Abriu os olhos e sentiu a enxaqueca latejante que se instalara sob a têmpora esquerda. O corpo doía ainda, mas já estava acostumada com esses incômodos musculares. Teve que resistir à tentação de mastigar mais alguns comprimidos.   Levantou-se com dificuldade e sem ter ideia de quanto tempo havia dormido.  Em ondas vagarosas, as lembranças começaram a retornar para sua mente e, coberta por uma sensação aterrorizante de desespero repentino, levantou-se com pressa em direção ao computador e sentiu-se zonza, enjoada.  Superou os pequenos incômodos que a afligiam e apertou o botão de atualização do navegador de internet ansiosa.

Nenhuma resposta. Nada. Nenhuma palavra, sequer uma propaganda de vendas coletivas.  Olhou pela janela e encontrou as ruas praticamente vazias, exceto por algumas poucas almas que vagavam sem rumo na tarde chuvosa e cinzenta de outono. Desejou se entregar a angustia que a consumia, desejou deitar-se na cama em posição fetal e chorar uma prece silenciosa para que o mundo a engolisse.

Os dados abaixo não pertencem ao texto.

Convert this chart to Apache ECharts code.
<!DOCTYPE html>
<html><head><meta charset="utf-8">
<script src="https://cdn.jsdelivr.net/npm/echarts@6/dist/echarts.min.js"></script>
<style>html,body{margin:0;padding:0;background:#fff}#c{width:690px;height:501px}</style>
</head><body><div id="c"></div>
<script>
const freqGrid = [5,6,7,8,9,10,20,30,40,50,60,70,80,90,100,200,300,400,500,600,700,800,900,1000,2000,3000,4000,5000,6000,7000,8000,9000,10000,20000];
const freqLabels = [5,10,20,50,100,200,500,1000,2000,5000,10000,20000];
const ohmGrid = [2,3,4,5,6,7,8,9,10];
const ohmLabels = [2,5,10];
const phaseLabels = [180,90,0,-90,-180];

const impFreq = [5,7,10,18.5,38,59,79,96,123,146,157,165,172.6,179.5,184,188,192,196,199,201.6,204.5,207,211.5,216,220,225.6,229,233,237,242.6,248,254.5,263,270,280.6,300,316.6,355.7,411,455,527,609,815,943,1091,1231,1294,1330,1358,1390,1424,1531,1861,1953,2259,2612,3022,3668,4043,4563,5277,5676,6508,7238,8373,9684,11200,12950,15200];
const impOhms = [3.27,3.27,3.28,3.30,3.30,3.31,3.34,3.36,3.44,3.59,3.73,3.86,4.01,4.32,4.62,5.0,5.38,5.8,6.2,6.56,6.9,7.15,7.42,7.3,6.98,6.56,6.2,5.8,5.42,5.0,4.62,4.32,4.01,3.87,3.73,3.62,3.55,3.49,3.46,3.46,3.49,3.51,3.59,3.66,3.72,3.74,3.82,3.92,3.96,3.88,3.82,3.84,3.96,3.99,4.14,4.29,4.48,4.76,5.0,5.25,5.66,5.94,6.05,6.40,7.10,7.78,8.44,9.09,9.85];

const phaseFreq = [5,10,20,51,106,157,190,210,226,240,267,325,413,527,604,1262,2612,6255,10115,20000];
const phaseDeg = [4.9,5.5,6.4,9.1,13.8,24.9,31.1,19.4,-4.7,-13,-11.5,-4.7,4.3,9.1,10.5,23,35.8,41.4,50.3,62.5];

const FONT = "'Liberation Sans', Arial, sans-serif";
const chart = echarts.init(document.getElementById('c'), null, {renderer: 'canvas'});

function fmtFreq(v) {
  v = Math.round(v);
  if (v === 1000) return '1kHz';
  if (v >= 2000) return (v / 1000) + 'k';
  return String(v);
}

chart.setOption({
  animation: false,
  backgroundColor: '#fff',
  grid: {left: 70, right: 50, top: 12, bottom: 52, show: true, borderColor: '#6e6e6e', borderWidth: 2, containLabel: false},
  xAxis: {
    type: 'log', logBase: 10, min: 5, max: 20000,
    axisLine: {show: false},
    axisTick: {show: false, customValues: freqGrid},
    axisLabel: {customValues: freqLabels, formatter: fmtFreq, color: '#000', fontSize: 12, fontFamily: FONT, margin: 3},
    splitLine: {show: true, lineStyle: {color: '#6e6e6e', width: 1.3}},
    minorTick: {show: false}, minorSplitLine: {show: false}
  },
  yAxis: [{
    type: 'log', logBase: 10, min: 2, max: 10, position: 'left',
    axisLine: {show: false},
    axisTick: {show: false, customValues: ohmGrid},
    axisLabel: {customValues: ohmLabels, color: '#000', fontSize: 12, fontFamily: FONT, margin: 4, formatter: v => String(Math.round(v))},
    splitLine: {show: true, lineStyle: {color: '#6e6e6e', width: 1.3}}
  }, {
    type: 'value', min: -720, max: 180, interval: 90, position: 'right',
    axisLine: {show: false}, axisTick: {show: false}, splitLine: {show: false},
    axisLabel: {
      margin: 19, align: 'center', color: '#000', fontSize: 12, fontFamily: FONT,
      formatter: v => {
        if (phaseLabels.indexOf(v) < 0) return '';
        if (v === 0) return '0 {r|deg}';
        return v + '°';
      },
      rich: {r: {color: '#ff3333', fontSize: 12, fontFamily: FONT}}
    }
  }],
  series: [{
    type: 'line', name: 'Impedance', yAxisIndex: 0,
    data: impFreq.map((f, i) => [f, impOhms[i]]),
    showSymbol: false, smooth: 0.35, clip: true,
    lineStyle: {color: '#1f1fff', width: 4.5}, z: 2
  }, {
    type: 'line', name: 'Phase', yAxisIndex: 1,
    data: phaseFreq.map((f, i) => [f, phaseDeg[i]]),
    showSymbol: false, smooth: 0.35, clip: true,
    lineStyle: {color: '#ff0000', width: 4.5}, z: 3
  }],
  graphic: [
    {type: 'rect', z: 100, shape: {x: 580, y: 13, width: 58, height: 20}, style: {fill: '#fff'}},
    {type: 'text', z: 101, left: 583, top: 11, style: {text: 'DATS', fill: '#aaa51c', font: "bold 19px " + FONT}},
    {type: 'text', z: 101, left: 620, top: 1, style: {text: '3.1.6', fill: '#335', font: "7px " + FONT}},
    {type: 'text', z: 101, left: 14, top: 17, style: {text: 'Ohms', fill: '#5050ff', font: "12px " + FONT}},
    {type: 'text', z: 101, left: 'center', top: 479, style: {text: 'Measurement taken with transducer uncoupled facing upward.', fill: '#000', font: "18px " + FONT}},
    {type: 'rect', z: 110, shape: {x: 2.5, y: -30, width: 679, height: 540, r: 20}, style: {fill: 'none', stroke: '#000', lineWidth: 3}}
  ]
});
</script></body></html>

Estava a um passo de sucumbir ao próprio desejo mórbido quando escutou as batidas violentas na porta de entrada. Surpresa com o próprio choque, ela olhou curiosa para o compensado de madeira clara que a separava da criatura forte e imponente que a chamava do outro lado, quase como se estivesse esperando que própria porta respondesse suas indagações quando escutou a voz masculina tão familiar que a embalou e protegeu-a de todos os seus temores em noites de pesadelos infantis:

“Querida? Querida? Querida, responda se estiver ai, é o papai!”